Google non dovrà applicare il diritto all’oblio a livello globale. A deciderlo la Corte di giustizia dell’Unione europea che si è pronunciata in merito a una questione sollevata dal Consiglio di Stato francese. Il colosso tecnologico quindi non dovrà deindicizzare, cioè rimuovere i collegamenti, che rimandano a informazioni o contenuti lesivi su un certo utente, “su tutte le diverse versioni del suo motore”, ma solo, dopo aver ricevuto una richiesta appropriata, su quelle disponibili negli Stati membri.

In ogni caso, di legge nella sentenza della Corte, Google deve “adottare misure sufficientemente efficaci per garantire una tutela effettiva dei diritti fondamentali della persona interessata”, anche accompagnando la deindicizzazione “a misure che permettano effettivamente di impedire – o quantomeno di scoraggiarli seriamente dal farlo – agli utenti di Internet che effettuano una ricerca sulla base del nome dell’interessato a partire da uno degli Stati membri di accedere, attraverso l’elenco dei risultati visualizzato in seguito a tale ricerca mediante una versione ‘extra UE’ del suddetto motore, ai link oggetto della domanda di deindicizzazione”.

La decisione deriva da una controversia nata tra Google e i regolatori della privacy francese nel 2015. La Cnil (la Commission nationale de l’informatique et des liberté) aveva ordinato all’azienda di rimuovere dai risultati di ricerca a livello globale informazioni sensibili su un utente. Una richiesta che il gruppo di Mountain View aveva accolto in parte l’anno successivo, introducendo una funzione di blocco geografico che impedisce agli utenti delle versioni europee di Google di vedere i link eliminati, ma senza censurare i risultati per le persone in altre parti del mondo. La conseguenza è stata una multa di 100mila euro inflitta da Parigi alla società per “violazione del diritto all’oblio”.

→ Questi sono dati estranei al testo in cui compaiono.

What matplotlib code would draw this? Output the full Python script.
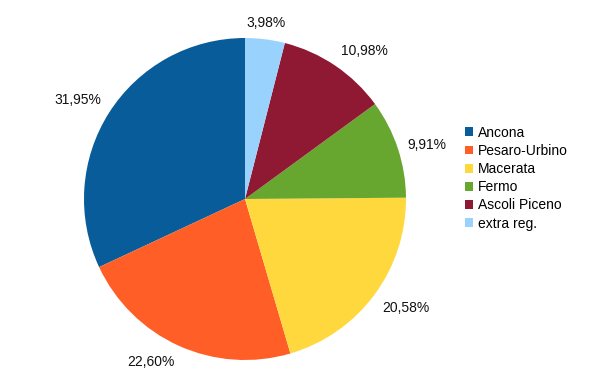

Alla sanzione Google ha risposto ricorrendo in appello e obiettando che la decisione francese avrebbe potuto scontrarsi con le leggi di altri paesi e trasformarsi in censura totalitaria. Una posizione oggi appoggiata dal tribunale europeo che ha dato ragione al colosso informatico con una sentenza che non potrà essere impugnata. I giudici del Lussemburgo sottolineano che per rispettare pienamente il diritto all’oblio sarebbe necessaria un’operazione a livello mondiale. Tuttavia, molti Stati terzi non riconoscono tale diritto o lo applicano diversamente. Di conseguenza, allo stato attuale non sussiste, per il gestore di un motore di ricerca che accoglie una richiesta di deindicizzazione, l’obbligo derivante dal diritto dell’Ue di effettuare tale deindicizzazione su tutte le versioni del suo motore.

“Dal 2014 ci siamo impegnati per implementare il diritto all’oblio in Europa e per trovare un punto di equilibrio tra il diritto di accesso all’informazione e la privacy. È bello vedere che la Corte ha condiviso le nostre argomentazioni; siamo grati alle organizzazioni indipendenti per i diritti umani, alle associazioni del mondo dell’informazione e alle molte altre associazioni in tutto il mondo che hanno presentato le loro opinioni alla Corte”, ha dichiarato Peter Fleischer, Senior Privacy Counsel di Google, commentando la decisione della Corte. Dal 2014 infatti la Corte di giustizia ha sancito il diritto all’oblio dell’Unione europea. Una decisione poi inclusa nel Regolamento generale sulla protezione dei dati (Gdpr), ma che non è esportabile.